> _Exercise task_
Images are not part of the copy; transcribe all the data exactly.

=== Records to process ===

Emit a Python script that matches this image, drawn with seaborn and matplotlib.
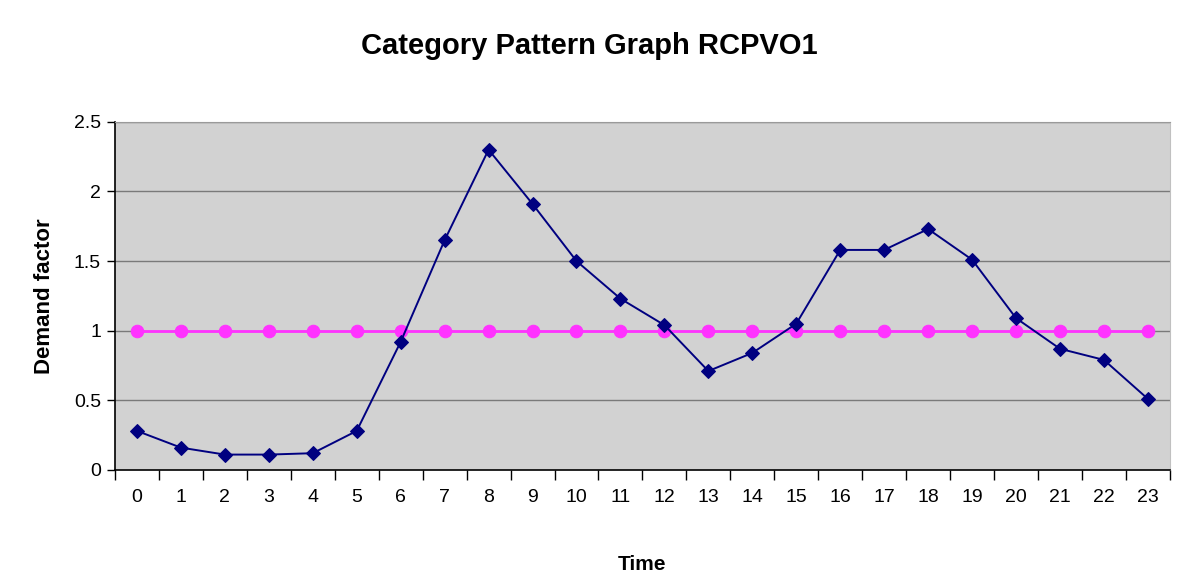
import matplotlib
matplotlib.use("Agg")
from matplotlib import pyplot as plt
import pandas as pd
import seaborn as sns

# ----------------- data
hours = list(range(24))
demand = [0.28, 0.16, 0.11, 0.11, 0.12, 0.28, 0.92, 1.65, 2.30, 1.91,
          1.50, 1.23, 1.04, 0.71, 0.84, 1.05, 1.58, 1.58, 1.73, 1.51,
          1.09, 0.87, 0.79, 0.51]
baseline = [1.0] * 24

df = pd.DataFrame({'Time': hours, 'Demand': demand, 'Base': baseline})

# ----------------- style
sns.set_style("white")
plt.rcParams['font.family'] = ['Liberation Sans Narrow', 'Liberation Sans', 'DejaVu Sans']
plt.rcParams['text.color'] = 'black'
plt.rcParams['axes.labelcolor'] = 'black'
plt.rcParams['xtick.color'] = 'black'
plt.rcParams['ytick.color'] = 'black'

f = plt.figure(figsize=(11.78, 5.83), dpi=100)
ax = f.add_axes([0.0976, 0.194, 0.8955, 0.597])
ax.set_facecolor('#d2d2d2')

# gridlines
for v in [0.5, 1.0, 1.5, 2.0, 2.5]:
    ax.axhline(v, color='#7a7a7a', lw=1, zorder=1)

sns.lineplot(data=df, x='Time', y='Base', ax=ax, color='#ff33ff', lw=2,
             marker='o', markersize=9, markeredgecolor='#ff33ff', zorder=3)
sns.lineplot(data=df, x='Time', y='Demand', ax=ax, color='#000080', lw=1.4,
             marker='D', markersize=7, markeredgecolor='#000080', zorder=4)

ax.set_xlim(-0.5, 23.5)
ax.set_ylim(0, 2.5)

ax.set_xticks(hours)
ax.set_xticklabels([str(h) for h in hours], fontsize=14)
ax.set_xticks([h - 0.5 for h in hours] + [23.5], minor=True)
ax.tick_params(axis='x', which='major', bottom=True, length=0, pad=14)
ax.tick_params(axis='x', which='minor', bottom=True, length=7, width=1,
               color='black', direction='out')

ax.set_yticks([0, 0.5, 1, 1.5, 2, 2.5])
ax.set_yticklabels(['0', '0.5', '1', '1.5', '2', '2.5'], fontsize=14)
ax.tick_params(axis='y', left=True, length=6, width=1, color='black',
               direction='out', pad=4)

for side in ['left', 'bottom']:
    ax.spines[side].set_color('black')
    ax.spines[side].set_linewidth(1.2)
ax.spines['top'].set_color('#9a9a9a')
ax.spines['right'].set_color('#c0c0c0')

ax.set_xlabel('Time', fontsize=15, fontweight='bold', labelpad=35)
ax.set_ylabel('Demand factor', fontsize=16, fontweight='bold', labelpad=14)

f.suptitle('Category Pattern Graph RCPVO1', fontsize=21, fontweight='bold', y=0.945)

f.savefig('out.png', dpi=100, facecolor='white')
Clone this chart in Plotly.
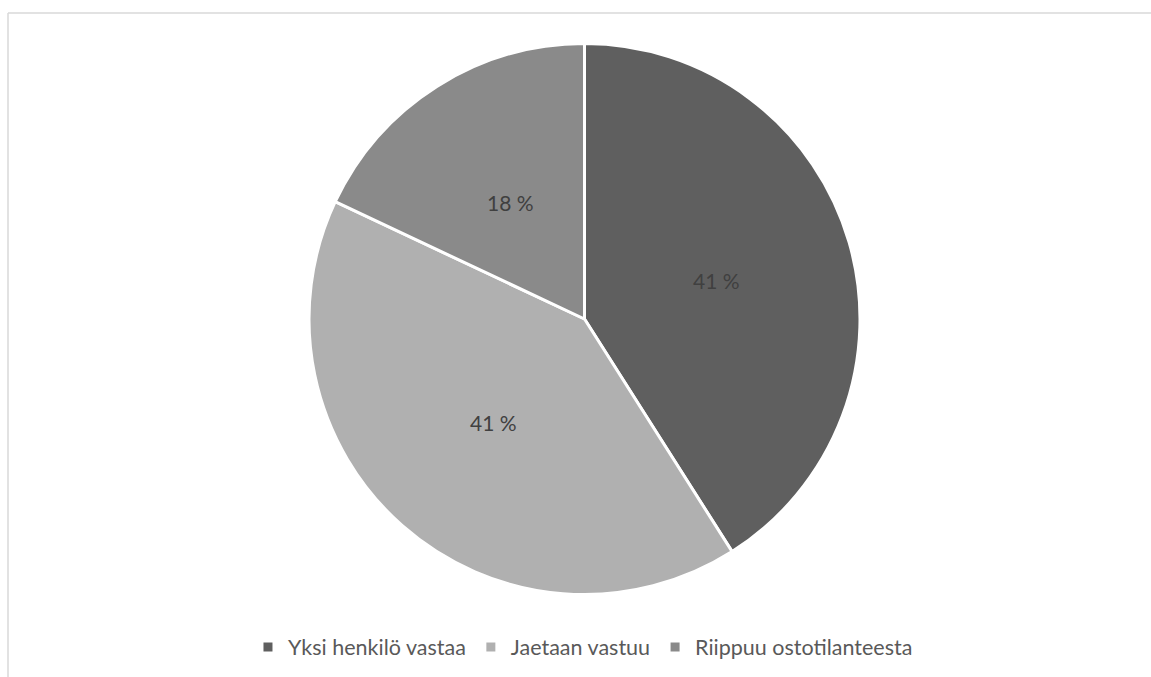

===

> _Result_
Emit a Python script that matches this image, drawn with seaborn and matplotlib.
import matplotlib
matplotlib.use("Agg")
from matplotlib import pyplot as plt
import pandas as pd
import seaborn as sns

# ----------------- data
hours = list(range(24))
demand = [0.28, 0.16, 0.11, 0.11, 0.12, 0.28, 0.92, 1.65, 2.30, 1.91,
          1.50, 1.23, 1.04, 0.71, 0.84, 1.05, 1.58, 1.58, 1.73, 1.51,
          1.09, 0.87, 0.79, 0.51]
baseline = [1.0] * 24

df = pd.DataFrame({'Time': hours, 'Demand': demand, 'Base': baseline})

# ----------------- style
sns.set_style("white")
plt.rcParams['font.family'] = ['Liberation Sans Narrow', 'Liberation Sans', 'DejaVu Sans']
plt.rcParams['text.color'] = 'black'
plt.rcParams['axes.labelcolor'] = 'black'
plt.rcParams['xtick.color'] = 'black'
plt.rcParams['ytick.color'] = 'black'

f = plt.figure(figsize=(11.78, 5.83), dpi=100)
ax = f.add_axes([0.0976, 0.194, 0.8955, 0.597])
ax.set_facecolor('#d2d2d2')

# gridlines
for v in [0.5, 1.0, 1.5, 2.0, 2.5]:
    ax.axhline(v, color='#7a7a7a', lw=1, zorder=1)

sns.lineplot(data=df, x='Time', y='Base', ax=ax, color='#ff33ff', lw=2,
             marker='o', markersize=9, markeredgecolor='#ff33ff', zorder=3)
sns.lineplot(data=df, x='Time', y='Demand', ax=ax, color='#000080', lw=1.4,
             marker='D', markersize=7, markeredgecolor='#000080', zorder=4)

ax.set_xlim(-0.5, 23.5)
ax.set_ylim(0, 2.5)

ax.set_xticks(hours)
ax.set_xticklabels([str(h) for h in hours], fontsize=14)
ax.set_xticks([h - 0.5 for h in hours] + [23.5], minor=True)
ax.tick_params(axis='x', which='major', bottom=True, length=0, pad=14)
ax.tick_params(axis='x', which='minor', bottom=True, length=7, width=1,
               color='black', direction='out')

ax.set_yticks([0, 0.5, 1, 1.5, 2, 2.5])
ax.set_yticklabels(['0', '0.5', '1', '1.5', '2', '2.5'], fontsize=14)
ax.tick_params(axis='y', left=True, length=6, width=1, color='black',
               direction='out', pad=4)

for side in ['left', 'bottom']:
    ax.spines[side].set_color('black')
    ax.spines[side].set_linewidth(1.2)
ax.spines['top'].set_color('#9a9a9a')
ax.spines['right'].set_color('#c0c0c0')

ax.set_xlabel('Time', fontsize=15, fontweight='bold', labelpad=35)
ax.set_ylabel('Demand factor', fontsize=16, fontweight='bold', labelpad=14)

f.suptitle('Category Pattern Graph RCPVO1', fontsize=21, fontweight='bold', y=0.945)

f.savefig('out.png', dpi=100, facecolor='white')
Clone this chart in Plotly.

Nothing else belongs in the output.